Records shown:
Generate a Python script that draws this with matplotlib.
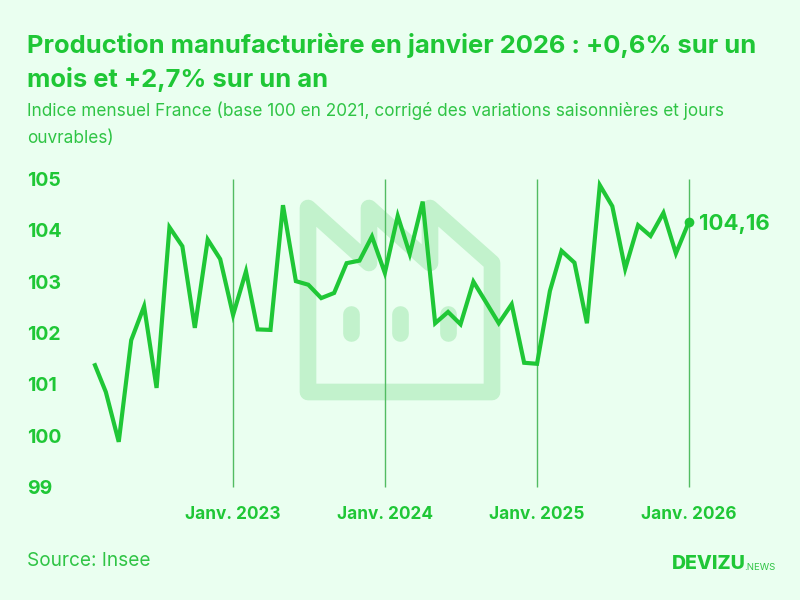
import matplotlib
matplotlib.use("Agg")
import matplotlib.pyplot as plt
import pandas as pd
from matplotlib.path import Path
from matplotlib.patches import PathPatch
from matplotlib.transforms import Affine2D

W, H = 800, 600
BG = "#EAFFF0"
GREEN = "#1FC736"
TEXT2 = "#2FC445"
ICON = "#C2F2CC"
VLINE = "#52BC62"
FONT = "Inter"

months = pd.date_range("2022-02-01", "2026-01-01", freq="MS")
values = [101.41, 100.85, 99.88, 101.86, 102.52, 100.93, 104.06, 103.69, 102.10, 103.82, 103.44,
          102.35, 103.20, 102.07, 102.06, 104.49, 103.01, 102.94, 102.68, 102.78, 103.36, 103.41, 103.88,
          103.17, 104.28, 103.54, 104.56, 102.19, 102.41, 102.17, 103.00, 102.59, 102.19, 102.56, 101.42,
          101.40, 102.82, 103.60, 103.37, 102.19, 104.88, 104.47, 103.25, 104.10, 103.89, 104.34, 103.55,
          104.16]
y_ticks = [99, 100, 101, 102, 103, 104, 105]
jan_dates = pd.to_datetime(["2023-01-01", "2024-01-01", "2025-01-01", "2026-01-01"])
jan_labels = ["Janv. 2023", "Janv. 2024", "Janv. 2025", "Janv. 2026"]
title = "Production manufacturière en janvier 2026 : +0,6% sur un\nmois et +2,7% sur un an"
subtitle = "Indice mensuel France (base 100 en 2021, corrigé des variations saisonnières et jours\nouvrables)"
source = "Source: Insee"
end_label = "104,16"

fig = plt.figure(figsize=(W / 100, H / 100), dpi=100, facecolor=BG)
plt.rcParams["font.family"] = [FONT, "DejaVu Sans"]
px = Affine2D().scale(1 / W, -1 / H).translate(0, 1) + fig.transFigure


def txt(x, y, s, **kw):
    return fig.text(x / W, 1 - y / H, s, family=FONT, **kw)


# Decorative factory icon behind the chart
outline = [(308, 208), (369, 263), (369, 208), (430, 263), (430, 208), (492, 263), (492, 392), (308, 392), (308, 208)]
codes = [Path.MOVETO] + [Path.LINETO] * (len(outline) - 2) + [Path.CLOSEPOLY]
fig.add_artist(PathPatch(Path(outline, codes), fill=False, ec=ICON, lw=12, joinstyle="round", capstyle="round", transform=px, zorder=-1))
for wx in (351, 400, 448):
    fig.add_artist(PathPatch(Path([(wx, 314), (wx, 333)]), fill=False, ec=ICON, lw=12, capstyle="round", transform=px, zorder=-1))

left, right, top, bottom = 94.2, 688.8, 179, 487
ax = fig.add_axes([left / W, 1 - bottom / H, (right - left) / W, (bottom - top) / H])
ax.patch.set_alpha(0)
ax.set_xlim(months[0], months[-1])
ax.set_ylim(99, 105)
for s in ax.spines.values():
    s.set_visible(False)

ax.vlines(jan_dates, 99, 105, color=VLINE, lw=1, zorder=2, clip_on=False)
ax.plot(months, values, color=GREEN, lw=3, solid_joinstyle="miter", solid_capstyle="butt", clip_on=False, zorder=3)
ax.plot(months[-1], values[-1], "o", color=GREEN, ms=7, mew=0, clip_on=False, zorder=4)
ax.annotate(end_label, (months[-1], values[-1]), xytext=(7.5, -1.5), textcoords="offset points", va="center", ha="left",
            color=GREEN, fontsize=16, fontweight="bold", family=FONT, annotation_clip=False)

ax.set_yticks(y_ticks)
ax.set_yticklabels([str(v) for v in y_ticks], ha="left", va="center_baseline", color=GREEN, fontsize=14, fontweight="bold", family=FONT)
ax.set_xticks(jan_dates)
ax.set_xticklabels(jan_labels, color=GREEN, fontsize=12.4, fontweight="bold", family=FONT)
ax.tick_params(axis="y", length=0, pad=(left - 27) * 0.72)
ax.tick_params(axis="x", length=0, pad=13.5)

txt(27, 33.5, title, color=GREEN, fontsize=18.4, fontweight="bold", va="top", linespacing=1.42, ha="left")
txt(27, 102, subtitle, color=TEXT2, fontsize=12.4, va="top", linespacing=1.72, ha="left")
txt(27, 560.5, source, color=TEXT2, fontsize=13.7, va="center", ha="left")
txt(672, 564, "DEVIZU", color=GREEN, fontsize=14, fontweight="heavy", va="center", ha="left")
txt(744, 568, ".NEWS", color=TEXT2, fontsize=6.9, va="center", ha="left")

fig.savefig("out.png", dpi=100, facecolor=BG)
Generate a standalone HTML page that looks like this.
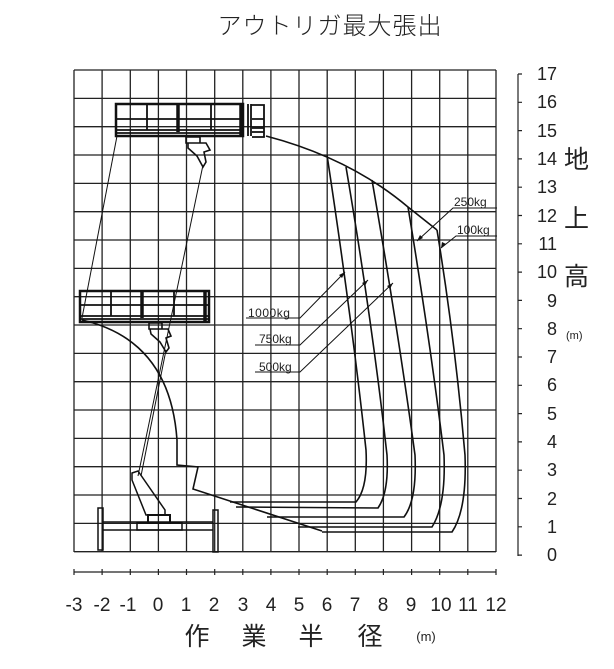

Task goal: Out of the material above, gather each line where "that" appears.

Result:
Generate a Python script that draws this with matplotlib.
Generate a standalone HTML page that looks like this.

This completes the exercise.